Don’t Call it a Genre

Conspirators in the eight-hour long Switchboard Music Festival might best be described by the titles of their own work: Skronk, Biserka, Obsession, Digital Loom. Certainly, these names are more instructive than terms like “new music,” “avant garde,” or “experimental,” any of which might apply to this year’s artists, but would entirely miss the point. Switchboard creators disdain musical genres, ghettos, and propriety. Like ADORNO Ensemble, named for the German philosopher of aesthetics, they believe chamber music should not be stuck in symphony halls; like Moe! Staiano, they believe walking on pans, bowing spatulas, and throwing pipes at concrete might be as stimulating as samba.

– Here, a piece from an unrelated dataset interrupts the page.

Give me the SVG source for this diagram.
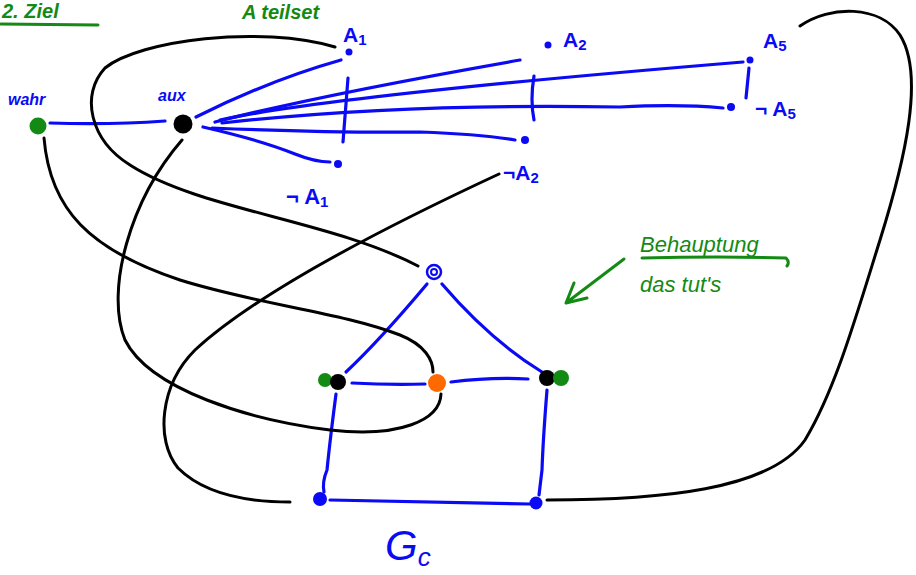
<svg xmlns="http://www.w3.org/2000/svg" width="916" height="575" viewBox="0 0 916 575">
<defs>
<style>
.b{fill:none;stroke:#0a0af5;stroke-width:3.2;stroke-linecap:round;stroke-linejoin:round}
.k{fill:none;stroke:#000;stroke-width:3;stroke-linecap:round}
.g{fill:none;stroke:#138a13;stroke-width:3;stroke-linecap:round;stroke-linejoin:round}
.tb{fill:#0a0af5;font-family:"Liberation Sans",Arial,sans-serif}
.tg{fill:#138a13;font-family:"Liberation Sans",Arial,sans-serif;font-style:italic}
.dot{fill:#0a0af5}
</style>
</defs>
<rect width="916" height="575" fill="#fff"/>

<!-- top notes -->
<g id="note-ziel">
<text class="tg" x="2" y="18" font-size="20" font-weight="bold">2. Ziel</text>
<path class="g" d="M1 24 L98 25"/>
</g>
<g id="note-teilset">
<text class="tg" x="242" y="19" font-size="20" font-weight="bold">A teilset</text>
</g>

<!-- connectors -->
<g id="connectors">
<!-- blue edges from aux -->
<path class="b" d="M50 123 Q110 125 165 121"/>
<path class="b" d="M196 117 Q270 80 341 60"/>
<path class="b" d="M203 127 Q260 140 295 154 Q315 162 330 162"/>
<path class="b" d="M215 122 Q320 95 520 60"/>
<path class="b" d="M220 120 Q330 96 743 62"/>
<path class="b" d="M222 123 Q400 103 620 107 Q680 104 723 108"/>
<path class="b" d="M212 128 Q330 133 420 132 Q480 134 515 140"/>
<!-- separators -->
<path class="b" d="M348 78 L343 142"/>
<path class="b" d="M534 76 Q530 100 534 120"/>
<path class="b" d="M749 68 L746 98"/>
<!-- house edges -->
<path class="b" d="M427 284 Q380 340 346 372"/>
<path class="b" d="M442 284 Q490 340 542 372"/>
<path class="b" d="M352 383 Q390 385 425 384"/>
<path class="b" d="M451 382 Q490 377 528 379"/>
<path class="b" d="M336 394 Q330 440 327 470 Q322 482 324 492"/>
<path class="b" d="M547 390 Q543 440 542 470 L539 495"/>
<path class="b" d="M330 500 Q430 502 530 504"/>
<!-- black curves -->
<path class="k" d="M335 47 C260 25 140 40 105 68 C80 95 90 140 130 165 C200 210 330 220 418 266"/>
<path class="k" d="M44 138 C50 210 90 250 180 280 C260 305 340 312 400 335 C425 345 433 360 433 372"/>
<path class="k" d="M182 140 C130 200 105 290 125 340 C150 390 250 420 330 430 C400 438 440 420 441 394"/>
<path class="k" d="M499 174 C400 220 260 290 195 350 C160 385 155 440 178 468 C205 495 250 502 290 502"/>
<path class="k" d="M800 26 C830 5 880 5 900 35 C925 75 905 160 880 240 C855 320 835 390 805 440 C770 490 660 500 547 500"/>
<!-- green arrow -->
<path class="g" d="M624 259 L566 303 M566 303 L574 283 M566 303 L587 298"/>
<path class="g" d="M642 258 Q720 256 786 258 Q790 262 787 266"/>
</g>

<!-- nodes -->
<g id="wahr">
<circle cx="38" cy="126" r="8.5" fill="#138a13"/>
<text class="tb" x="8" y="105" font-size="16" font-style="italic" font-weight="bold">wahr</text>
</g>
<g id="aux">
<circle cx="183" cy="124" r="9.5" fill="#000"/>
<text class="tb" x="158" y="101" font-size="16" font-style="italic" font-weight="bold">aux</text>
</g>
<g id="A1">
<circle class="dot" cx="349" cy="52" r="3.5"/>
<text class="tb" x="343" y="42" font-size="21" font-weight="bold">A<tspan font-size="15" dy="3">1</tspan></text>
</g>
<g id="notA1">
<circle class="dot" cx="338" cy="164" r="4"/>
<text class="tb" x="286" y="204" font-size="22" font-weight="bold">¬ A<tspan font-size="15" dy="3">1</tspan></text>
</g>
<g id="A2">
<circle class="dot" cx="548" cy="45" r="3.5"/>
<text class="tb" x="563" y="47" font-size="21" font-weight="bold">A<tspan font-size="15" dy="3">2</tspan></text>
</g>
<g id="notA2">
<circle class="dot" cx="525" cy="140" r="4"/>
<text class="tb" x="503" y="180" font-size="21" font-weight="bold">¬A<tspan font-size="15" dy="3">2</tspan></text>
</g>
<g id="A5">
<circle class="dot" cx="750" cy="60" r="3.5"/>
<text class="tb" x="763" y="48" font-size="21" font-weight="bold">A<tspan font-size="15" dy="3">5</tspan></text>
</g>
<g id="notA5">
<circle class="dot" cx="731" cy="107" r="4"/>
<text class="tb" x="755" y="116" font-size="21" font-weight="bold">¬ A<tspan font-size="15" dy="3">5</tspan></text>
</g>
<g id="house-top">
<circle cx="434" cy="272" r="7" fill="none" stroke="#0a0af5" stroke-width="2.5"/>
<circle cx="434" cy="272" r="3" fill="none" stroke="#0a0af5" stroke-width="2"/>
</g>
<g id="house-left">
<circle cx="325" cy="380" r="7" fill="#138a13"/>
<circle cx="338" cy="382" r="8" fill="#000"/>
</g>
<g id="house-mid">
<circle cx="437" cy="383" r="9" fill="#ff6a00"/>
</g>
<g id="house-right">
<circle cx="547" cy="378" r="8" fill="#000"/>
<circle cx="561" cy="378" r="8" fill="#138a13"/>
</g>
<g id="house-bl">
<circle cx="320" cy="499" r="7" fill="#0a0af5"/>
</g>
<g id="house-br">
<circle cx="536" cy="503" r="6.5" fill="#0a0af5"/>
</g>
<g id="gc-label">
<text class="tb" x="385" y="560" font-size="42" font-style="italic">G<tspan font-size="26" dy="6">c</tspan></text>
</g>
<g id="claim">
<text class="tg" x="640" y="252" font-size="22">Behauptung</text>
<text class="tg" x="640" y="292" font-size="22">das tut's</text>
</g>
</svg>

This year’s 17 sound allies include Pamela Z, who combines her chilling voice with sampling technology triggered by a BodySynth MIDI controller; Melody of China, which makes folk music on moon guitar, mouth organ, and table harp; and California Symphony composer-in-residence Mason Bates, who wrote a “water symphony” for orchestra and synth, which begins with crashing ice bergs. Lovers of New York’s highly theatrical World/Inferno Friendship Society are already familiar with Ken Thomson’s fearsome clarinet and the sneaking suspicion that playing Weimar-punk is barely a stretch. Thompson’s original compositions are as complex as a beehive, filled with amber-hued nooks and crannies that bear traces of jazz, world music, and classical, without succumbing to any of them. Watch the patterns emerge and dissolve.